◆ Stated exercise:
Copy all the data exactly, except the pictures.

◆ Supplied information:
§

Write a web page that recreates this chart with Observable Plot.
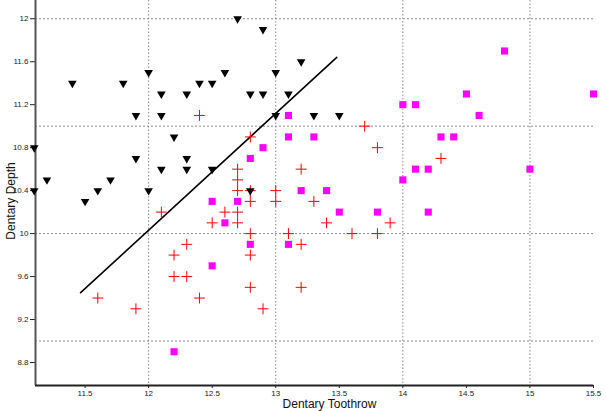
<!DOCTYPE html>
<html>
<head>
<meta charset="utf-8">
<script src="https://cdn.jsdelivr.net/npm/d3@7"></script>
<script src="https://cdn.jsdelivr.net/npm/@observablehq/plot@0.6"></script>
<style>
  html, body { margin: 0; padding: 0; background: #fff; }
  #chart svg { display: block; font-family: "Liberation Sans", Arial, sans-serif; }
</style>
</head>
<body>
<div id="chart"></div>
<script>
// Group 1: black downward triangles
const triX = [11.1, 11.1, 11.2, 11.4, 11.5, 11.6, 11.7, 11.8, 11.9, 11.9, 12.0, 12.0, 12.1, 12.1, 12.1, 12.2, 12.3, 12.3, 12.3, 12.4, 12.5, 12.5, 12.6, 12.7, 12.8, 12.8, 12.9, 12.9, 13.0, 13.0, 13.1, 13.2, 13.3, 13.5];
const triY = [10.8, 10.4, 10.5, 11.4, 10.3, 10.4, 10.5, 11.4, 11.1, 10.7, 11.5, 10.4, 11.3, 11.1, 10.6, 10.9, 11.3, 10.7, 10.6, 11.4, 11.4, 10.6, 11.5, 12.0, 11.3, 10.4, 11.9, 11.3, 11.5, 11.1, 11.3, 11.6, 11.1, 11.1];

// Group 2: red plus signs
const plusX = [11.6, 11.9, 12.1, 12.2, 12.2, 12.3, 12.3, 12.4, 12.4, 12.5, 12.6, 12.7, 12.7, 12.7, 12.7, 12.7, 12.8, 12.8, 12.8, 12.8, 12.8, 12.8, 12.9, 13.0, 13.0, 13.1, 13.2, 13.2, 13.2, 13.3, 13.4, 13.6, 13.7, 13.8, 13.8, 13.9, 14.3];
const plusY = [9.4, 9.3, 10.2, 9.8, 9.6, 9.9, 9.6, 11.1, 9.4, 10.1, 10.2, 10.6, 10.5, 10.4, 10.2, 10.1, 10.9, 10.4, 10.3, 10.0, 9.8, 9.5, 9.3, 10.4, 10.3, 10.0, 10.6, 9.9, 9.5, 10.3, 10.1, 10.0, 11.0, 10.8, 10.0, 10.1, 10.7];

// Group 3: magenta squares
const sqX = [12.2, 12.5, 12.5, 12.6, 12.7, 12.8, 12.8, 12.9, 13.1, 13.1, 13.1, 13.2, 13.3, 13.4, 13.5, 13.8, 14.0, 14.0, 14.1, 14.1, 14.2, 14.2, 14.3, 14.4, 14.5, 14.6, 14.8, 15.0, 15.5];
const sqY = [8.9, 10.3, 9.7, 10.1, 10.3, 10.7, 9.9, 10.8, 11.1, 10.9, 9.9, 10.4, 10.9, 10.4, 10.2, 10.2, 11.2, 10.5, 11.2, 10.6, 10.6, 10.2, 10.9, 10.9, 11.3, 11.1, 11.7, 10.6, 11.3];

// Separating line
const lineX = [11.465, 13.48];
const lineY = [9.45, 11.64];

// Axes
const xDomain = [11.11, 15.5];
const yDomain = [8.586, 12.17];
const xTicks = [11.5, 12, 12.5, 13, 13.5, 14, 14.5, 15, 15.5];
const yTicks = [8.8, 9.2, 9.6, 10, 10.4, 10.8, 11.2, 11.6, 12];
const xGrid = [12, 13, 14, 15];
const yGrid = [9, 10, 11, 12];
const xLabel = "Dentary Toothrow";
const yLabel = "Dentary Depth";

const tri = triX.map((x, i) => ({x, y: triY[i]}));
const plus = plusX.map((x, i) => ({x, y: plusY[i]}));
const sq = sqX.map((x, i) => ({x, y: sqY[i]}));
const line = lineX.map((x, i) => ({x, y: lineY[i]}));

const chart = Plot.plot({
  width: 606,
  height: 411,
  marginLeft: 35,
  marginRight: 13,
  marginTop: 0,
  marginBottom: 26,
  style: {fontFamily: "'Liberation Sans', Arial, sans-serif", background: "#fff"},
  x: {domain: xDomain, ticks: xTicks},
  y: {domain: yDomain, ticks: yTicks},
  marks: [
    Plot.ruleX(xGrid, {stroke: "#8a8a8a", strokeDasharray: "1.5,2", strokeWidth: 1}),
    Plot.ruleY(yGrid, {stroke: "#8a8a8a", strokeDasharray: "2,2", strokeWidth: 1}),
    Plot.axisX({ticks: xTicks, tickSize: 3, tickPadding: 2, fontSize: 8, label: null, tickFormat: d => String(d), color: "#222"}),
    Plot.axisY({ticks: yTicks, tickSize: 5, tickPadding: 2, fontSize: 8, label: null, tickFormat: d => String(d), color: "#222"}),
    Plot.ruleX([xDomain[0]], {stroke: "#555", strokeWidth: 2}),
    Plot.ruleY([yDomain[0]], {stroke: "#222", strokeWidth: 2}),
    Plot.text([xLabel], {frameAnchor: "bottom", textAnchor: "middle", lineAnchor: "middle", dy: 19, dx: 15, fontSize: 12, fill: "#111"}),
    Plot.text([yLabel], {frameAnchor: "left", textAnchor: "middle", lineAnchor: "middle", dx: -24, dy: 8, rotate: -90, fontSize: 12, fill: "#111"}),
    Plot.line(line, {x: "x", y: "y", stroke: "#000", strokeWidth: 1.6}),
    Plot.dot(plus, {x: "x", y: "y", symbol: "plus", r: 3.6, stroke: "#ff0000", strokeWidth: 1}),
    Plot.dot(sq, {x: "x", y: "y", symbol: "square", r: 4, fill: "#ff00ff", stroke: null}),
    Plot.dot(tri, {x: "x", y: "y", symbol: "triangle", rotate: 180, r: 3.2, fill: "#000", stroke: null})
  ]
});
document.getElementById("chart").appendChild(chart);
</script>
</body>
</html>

§

◆ Output of the task:
Write a web page that recreates this chart with Observable Plot.
<!DOCTYPE html>
<html>
<head>
<meta charset="utf-8">
<script src="https://cdn.jsdelivr.net/npm/d3@7"></script>
<script src="https://cdn.jsdelivr.net/npm/@observablehq/plot@0.6"></script>
<style>
  html, body { margin: 0; padding: 0; background: #fff; }
  #chart svg { display: block; font-family: "Liberation Sans", Arial, sans-serif; }
</style>
</head>
<body>
<div id="chart"></div>
<script>
// Group 1: black downward triangles
const triX = [11.1, 11.1, 11.2, 11.4, 11.5, 11.6, 11.7, 11.8, 11.9, 11.9, 12.0, 12.0, 12.1, 12.1, 12.1, 12.2, 12.3, 12.3, 12.3, 12.4, 12.5, 12.5, 12.6, 12.7, 12.8, 12.8, 12.9, 12.9, 13.0, 13.0, 13.1, 13.2, 13.3, 13.5];
const triY = [10.8, 10.4, 10.5, 11.4, 10.3, 10.4, 10.5, 11.4, 11.1, 10.7, 11.5, 10.4, 11.3, 11.1, 10.6, 10.9, 11.3, 10.7, 10.6, 11.4, 11.4, 10.6, 11.5, 12.0, 11.3, 10.4, 11.9, 11.3, 11.5, 11.1, 11.3, 11.6, 11.1, 11.1];

// Group 2: red plus signs
const plusX = [11.6, 11.9, 12.1, 12.2, 12.2, 12.3, 12.3, 12.4, 12.4, 12.5, 12.6, 12.7, 12.7, 12.7, 12.7, 12.7, 12.8, 12.8, 12.8, 12.8, 12.8, 12.8, 12.9, 13.0, 13.0, 13.1, 13.2, 13.2, 13.2, 13.3, 13.4, 13.6, 13.7, 13.8, 13.8, 13.9, 14.3];
const plusY = [9.4, 9.3, 10.2, 9.8, 9.6, 9.9, 9.6, 11.1, 9.4, 10.1, 10.2, 10.6, 10.5, 10.4, 10.2, 10.1, 10.9, 10.4, 10.3, 10.0, 9.8, 9.5, 9.3, 10.4, 10.3, 10.0, 10.6, 9.9, 9.5, 10.3, 10.1, 10.0, 11.0, 10.8, 10.0, 10.1, 10.7];

// Group 3: magenta squares
const sqX = [12.2, 12.5, 12.5, 12.6, 12.7, 12.8, 12.8, 12.9, 13.1, 13.1, 13.1, 13.2, 13.3, 13.4, 13.5, 13.8, 14.0, 14.0, 14.1, 14.1, 14.2, 14.2, 14.3, 14.4, 14.5, 14.6, 14.8, 15.0, 15.5];
const sqY = [8.9, 10.3, 9.7, 10.1, 10.3, 10.7, 9.9, 10.8, 11.1, 10.9, 9.9, 10.4, 10.9, 10.4, 10.2, 10.2, 11.2, 10.5, 11.2, 10.6, 10.6, 10.2, 10.9, 10.9, 11.3, 11.1, 11.7, 10.6, 11.3];

// Separating line
const lineX = [11.465, 13.48];
const lineY = [9.45, 11.64];

// Axes
const xDomain = [11.11, 15.5];
const yDomain = [8.586, 12.17];
const xTicks = [11.5, 12, 12.5, 13, 13.5, 14, 14.5, 15, 15.5];
const yTicks = [8.8, 9.2, 9.6, 10, 10.4, 10.8, 11.2, 11.6, 12];
const xGrid = [12, 13, 14, 15];
const yGrid = [9, 10, 11, 12];
const xLabel = "Dentary Toothrow";
const yLabel = "Dentary Depth";

const tri = triX.map((x, i) => ({x, y: triY[i]}));
const plus = plusX.map((x, i) => ({x, y: plusY[i]}));
const sq = sqX.map((x, i) => ({x, y: sqY[i]}));
const line = lineX.map((x, i) => ({x, y: lineY[i]}));

const chart = Plot.plot({
  width: 606,
  height: 411,
  marginLeft: 35,
  marginRight: 13,
  marginTop: 0,
  marginBottom: 26,
  style: {fontFamily: "'Liberation Sans', Arial, sans-serif", background: "#fff"},
  x: {domain: xDomain, ticks: xTicks},
  y: {domain: yDomain, ticks: yTicks},
  marks: [
    Plot.ruleX(xGrid, {stroke: "#8a8a8a", strokeDasharray: "1.5,2", strokeWidth: 1}),
    Plot.ruleY(yGrid, {stroke: "#8a8a8a", strokeDasharray: "2,2", strokeWidth: 1}),
    Plot.axisX({ticks: xTicks, tickSize: 3, tickPadding: 2, fontSize: 8, label: null, tickFormat: d => String(d), color: "#222"}),
    Plot.axisY({ticks: yTicks, tickSize: 5, tickPadding: 2, fontSize: 8, label: null, tickFormat: d => String(d), color: "#222"}),
    Plot.ruleX([xDomain[0]], {stroke: "#555", strokeWidth: 2}),
    Plot.ruleY([yDomain[0]], {stroke: "#222", strokeWidth: 2}),
    Plot.text([xLabel], {frameAnchor: "bottom", textAnchor: "middle", lineAnchor: "middle", dy: 19, dx: 15, fontSize: 12, fill: "#111"}),
    Plot.text([yLabel], {frameAnchor: "left", textAnchor: "middle", lineAnchor: "middle", dx: -24, dy: 8, rotate: -90, fontSize: 12, fill: "#111"}),
    Plot.line(line, {x: "x", y: "y", stroke: "#000", strokeWidth: 1.6}),
    Plot.dot(plus, {x: "x", y: "y", symbol: "plus", r: 3.6, stroke: "#ff0000", strokeWidth: 1}),
    Plot.dot(sq, {x: "x", y: "y", symbol: "square", r: 4, fill: "#ff00ff", stroke: null}),
    Plot.dot(tri, {x: "x", y: "y", symbol: "triangle", rotate: 180, r: 3.2, fill: "#000", stroke: null})
  ]
});
document.getElementById("chart").appendChild(chart);
</script>
</body>
</html>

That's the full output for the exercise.